Begin with the first line below and retype each line exactly through the line containing "0.6, 1.0, 0.7, 0.9, 0.5, 0.8, 0.5, 0.6, 0.4, 0.3]". Any pictures are to be left out.

────

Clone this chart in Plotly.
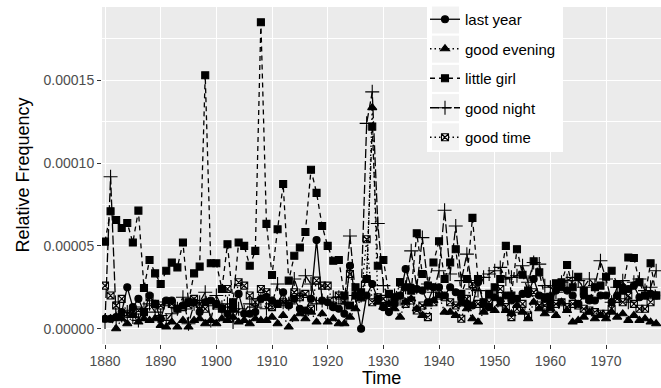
import plotly.graph_objects as go

years = list(range(1880, 1980))

# values in units of 1e-5 (relative frequency)
last_year = [0.6, 0.6, 0.7, 1.0, 2.5, 1.3, 1.8, 1.0, 2.0, 1.5,
             0.6, 1.7, 1.7, 1.2, 1.4, 1.6, 1.6, 1.0, 1.6, 1.7,
             1.5, 1.2, 0.9, 1.2, 2.1, 0.9, 0.9, 1.0, 1.8, 1.9,
             1.7, 1.5, 2.2, 1.4, 1.8, 1.2, 1.1, 1.8, 5.35, 1.7,
             1.6, 1.3, 1.2, 0.9, 3.8, 2.0, 0.0, 2.0, 2.7, 1.8,
             1.3, 1.0, 1.5, 2.0, 3.6, 2.5, 2.4, 2.3, 1.6, 2.5,
             2.5, 2.0, 2.5, 2.2, 1.8, 1.5, 1.4, 2.8, 1.5, 1.3,
             1.9, 1.7, 2.0, 1.7, 1.8, 2.1, 2.1, 3.0, 2.0, 1.8,
             1.5, 2.3, 2.5, 2.3, 2.0, 1.5, 2.0, 1.7, 1.7, 2.0,
             2.0, 1.6, 2.0, 2.5, 2.4, 2.6, 1.9, 2.0, 2.1, 2.0]

good_evening = [0.6, 0.6, 0.0, 0.6, 0.3, 0.8, 0.4, 0.6, 0.5, 0.6,
                0.2, 0.1, 0.4, 0.1, 0.5, 0.1, 0.5, 0.6, 0.3, 0.5,
                0.3, 0.6, 0.5, 0.7, 0.4, 0.5, 0.3, 0.6, 0.5, 0.5,
                0.7, 0.3, 0.8, 0.1, 0.6, 0.9, 0.6, 1.0, 0.4, 0.9,
                0.4, 0.6, 0.3, 0.3, 0.7, 1.2, 1.8, 3.0, 13.35, 1.6,
                1.3, 1.5, 1.2, 0.7, 1.6, 1.8, 1.2, 0.8, 1.5, 1.7,
                2.0, 1.0, 1.0, 0.8, 1.5, 1.2, 0.6, 0.4, 1.0, 1.3,
                1.1, 1.5, 1.1, 0.9, 1.4, 1.0, 0.6, 1.6, 1.2, 0.9,
                1.2, 0.8, 1.6, 1.1, 0.4, 0.5, 0.7, 1.0, 0.6, 0.8,
                0.6, 1.0, 0.7, 0.9, 0.5, 0.8, 0.5, 0.6, 0.4, 0.3]

little_girl = [5.26, 7.09, 6.56, 6.08, 6.38, 5.2, 7.13, 2.46, 4.15, 3.34,
               2.7, 3.5, 3.99, 3.7, 5.2, 1.6, 3.34, 3.75, 15.3, 3.95,
               3.95, 2.4, 5.1, 1.6, 5.2, 5.0, 3.8, 4.7, 18.5, 6.33,
               3.24, 6.0, 8.74, 2.9, 4.4, 4.9, 5.84, 9.6, 8.2, 6.2,
               5.0, 4.1, 4.15, 2.0, 1.4, 2.5, 2.2, 3.0, 12.2, 3.8,
               4.15, 2.1, 1.9, 2.8, 2.5, 2.3, 5.76, 3.3, 2.6, 4.0,
               5.28, 3.0, 4.0, 4.8, 2.1, 3.0, 6.69, 3.0, 1.6, 2.1,
               2.5, 3.0, 5.0, 2.0, 4.8, 3.26, 2.3, 4.07, 3.4, 1.9,
               1.93, 2.74, 2.8, 3.85, 2.5, 3.14, 2.3, 1.8, 2.5, 2.6,
               3.14, 3.5, 2.7, 2.3, 4.3, 4.27, 2.8, 2.0, 3.95, 2.0]

good_night = [0.4, 9.17, 0.6, 0.8, 1.0, 0.7, 0.5, 1.2, 1.5, 1.0,
              0.8, 0.5, 0.9, 1.2, 1.9, 0.3, 1.5, 1.6, 2.2, 0.5,
              2.0, 1.3, 1.5, 0.4, 1.2, 1.0, 1.5, 1.3, 1.8, 1.2,
              1.5, 2.7, 1.6, 1.5, 3.0, 2.0, 3.2, 2.7, 1.5, 1.7,
              1.6, 1.9, 1.9, 1.5, 5.6, 2.0, 2.0, 12.4, 14.3, 6.35,
              2.6, 1.9, 2.0, 1.8, 2.5, 4.7, 2.5, 5.5, 2.7, 2.2,
              3.5, 7.15, 3.3, 6.2, 2.9, 4.5, 2.4, 2.3, 3.1, 3.3,
              3.5, 3.7, 3.0, 3.1, 3.2, 3.8, 2.8, 4.0, 3.9, 2.6,
              2.5, 2.2, 2.8, 2.9, 3.1, 2.9, 2.5, 3.0, 2.6, 4.1,
              3.0, 1.6, 2.5, 2.9, 1.6, 2.8, 3.0, 2.3, 2.5, 3.5]

good_time = [2.6, 2.0, 1.4, 1.8, 0.9, 1.0, 1.1, 1.0, 1.9, 1.5,
             1.4, 1.6, 1.5, 1.2, 1.3, 1.4, 1.8, 1.5, 1.2, 1.6,
             1.4, 1.2, 2.4, 1.2, 2.8, 2.6, 2.0, 1.6, 2.4, 2.2,
             1.3, 1.5, 1.6, 1.5, 2.2, 1.9, 2.1, 1.2, 2.9, 2.6,
             2.6, 1.4, 2.0, 1.7, 3.3, 2.0, 2.0, 5.4, 1.6, 1.9,
             1.8, 1.4, 1.6, 2.8, 1.5, 1.7, 1.1, 1.4, 0.7, 1.6,
             2.0, 1.9, 1.6, 1.4, 0.6, 1.8, 2.7, 1.5, 1.2, 1.6,
             2.0, 2.4, 1.3, 0.7, 1.2, 1.5, 0.8, 2.2, 1.4, 1.4,
             1.2, 1.5, 1.6, 1.3, 1.5, 1.4, 1.2, 1.1, 1.0, 0.9,
             0.9, 1.2, 1.8, 1.6, 2.0, 1.5, 1.2, 1.2, 1.6, 2.0]

series_names = ["last year", "good evening", "little girl", "good night", "good time"]
x_tick_vals = list(range(1880, 1980, 10))
y_tick_vals = [0, 5e-5, 1e-4, 1.5e-4]
y_tick_text = ["0.00000", "0.00005", "0.00010", "0.00015"]

scale = 1e-5
series = [last_year, good_evening, little_girl, good_night, good_time]
styles = [
    dict(symbol="circle", size=7, dash="solid"),
    dict(symbol="triangle-up", size=8, dash="1.5px,3px"),
    dict(symbol="square", size=7, dash="5px,4px"),
    dict(symbol="cross-thin-open", size=10, dash="9px,3px"),
    dict(symbol="square-x-open", size=7, dash="1.5px,3px"),
]

W, H = 661, 388
ML, MR, MT, MB = 102, 0, 7, 44
PW, PH = W - ML - MR, H - MT - MB

def px_x(p):
    return (p - ML) / PW

def px_y(p):
    return (H - MB - p) / PH

fig = go.Figure()
for name, vals, st in zip(series_names, series, styles):
    fig.add_trace(go.Scatter(
        x=years, y=[v * scale for v in vals], name=name, mode="lines+markers",
        legendgroup=name,
        line=dict(color="black", width=1.3, dash=st["dash"]),
        marker=dict(symbol=st["symbol"], size=st["size"], color="black",
                    line=dict(color="black", width=1.1)),
    ))

ymax = max(max(s) for s in series) * scale
ymin = 0.0
pad = (ymax - ymin) * 0.05

font_family = "Liberation Sans, Arial, sans-serif"

fig.update_layout(
    width=W, height=H,
    margin=dict(l=ML, r=MR, t=MT, b=MB),
    paper_bgcolor="white", plot_bgcolor="#EBEBEB",
    font=dict(family=font_family, color="#4D4D4D", size=14),
    showlegend=True,
    legend=dict(x=px_x(425), y=px_y(3), xanchor="left", yanchor="top",
                bgcolor="rgba(0,0,0,0)", borderwidth=0,
                font=dict(size=15, color="black", family=font_family),
                tracegroupgap=7),
    xaxis=dict(range=[1879.46, 1979.87], tickvals=x_tick_vals,
               showgrid=True, gridcolor="white", gridwidth=1.2,
               zeroline=False, ticks="outside", ticklen=4, tickcolor="#333333",
               tickfont=dict(size=14, color="#4D4D4D"), showline=False),
    yaxis=dict(range=[ymin - pad, ymax + pad], tickvals=y_tick_vals, ticktext=y_tick_text,
               showgrid=True, gridcolor="white", gridwidth=1.2,
               minor=dict(dtick=2.5e-5, showgrid=True, gridcolor="white", gridwidth=0.6),
               zeroline=False, ticks="outside", ticklen=4, tickcolor="#333333",
               tickfont=dict(size=14, color="#4D4D4D"), showline=False),
)

# legend panel background and key boxes (ggplot style)
shapes = [dict(type="rect", xref="paper", yref="paper", layer="above",
               x0=px_x(427), x1=px_x(563), y0=px_y(152), y1=px_y(5),
               fillcolor="white", line=dict(width=0))]
for i in range(5):
    cy = 20 + i * 29.2
    shapes.append(dict(type="rect", xref="paper", yref="paper", layer="above",
                       x0=px_x(432), x1=px_x(459), y0=px_y(cy + 13.5), y1=px_y(cy - 13.5),
                       fillcolor="#F2F2F2", line=dict(width=0)))
fig.update_layout(shapes=shapes)

fig.add_annotation(text="Time", xref="paper", yref="paper", x=0.5, y=px_y(378),
                   xanchor="center", yanchor="middle", showarrow=False,
                   font=dict(size=18, color="black", family=font_family))
fig.add_annotation(text="Relative Frequency", xref="paper", yref="paper", x=px_x(22), y=0.5,
                   xanchor="center", yanchor="middle", showarrow=False, textangle=-90,
                   font=dict(size=18, color="black", family=font_family))

fig.write_html("out.html", config={"displayModeBar": False},
               post_script="document.body.style.margin='0';document.body.style.padding='0';")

────

:: IN RESPONSE ::
Clone this chart in Plotly.
import plotly.graph_objects as go

years = list(range(1880, 1980))

# values in units of 1e-5 (relative frequency)
last_year = [0.6, 0.6, 0.7, 1.0, 2.5, 1.3, 1.8, 1.0, 2.0, 1.5,
             0.6, 1.7, 1.7, 1.2, 1.4, 1.6, 1.6, 1.0, 1.6, 1.7,
             1.5, 1.2, 0.9, 1.2, 2.1, 0.9, 0.9, 1.0, 1.8, 1.9,
             1.7, 1.5, 2.2, 1.4, 1.8, 1.2, 1.1, 1.8, 5.35, 1.7,
             1.6, 1.3, 1.2, 0.9, 3.8, 2.0, 0.0, 2.0, 2.7, 1.8,
             1.3, 1.0, 1.5, 2.0, 3.6, 2.5, 2.4, 2.3, 1.6, 2.5,
             2.5, 2.0, 2.5, 2.2, 1.8, 1.5, 1.4, 2.8, 1.5, 1.3,
             1.9, 1.7, 2.0, 1.7, 1.8, 2.1, 2.1, 3.0, 2.0, 1.8,
             1.5, 2.3, 2.5, 2.3, 2.0, 1.5, 2.0, 1.7, 1.7, 2.0,
             2.0, 1.6, 2.0, 2.5, 2.4, 2.6, 1.9, 2.0, 2.1, 2.0]

good_evening = [0.6, 0.6, 0.0, 0.6, 0.3, 0.8, 0.4, 0.6, 0.5, 0.6,
                0.2, 0.1, 0.4, 0.1, 0.5, 0.1, 0.5, 0.6, 0.3, 0.5,
                0.3, 0.6, 0.5, 0.7, 0.4, 0.5, 0.3, 0.6, 0.5, 0.5,
                0.7, 0.3, 0.8, 0.1, 0.6, 0.9, 0.6, 1.0, 0.4, 0.9,
                0.4, 0.6, 0.3, 0.3, 0.7, 1.2, 1.8, 3.0, 13.35, 1.6,
                1.3, 1.5, 1.2, 0.7, 1.6, 1.8, 1.2, 0.8, 1.5, 1.7,
                2.0, 1.0, 1.0, 0.8, 1.5, 1.2, 0.6, 0.4, 1.0, 1.3,
                1.1, 1.5, 1.1, 0.9, 1.4, 1.0, 0.6, 1.6, 1.2, 0.9,
                1.2, 0.8, 1.6, 1.1, 0.4, 0.5, 0.7, 1.0, 0.6, 0.8,
                0.6, 1.0, 0.7, 0.9, 0.5, 0.8, 0.5, 0.6, 0.4, 0.3]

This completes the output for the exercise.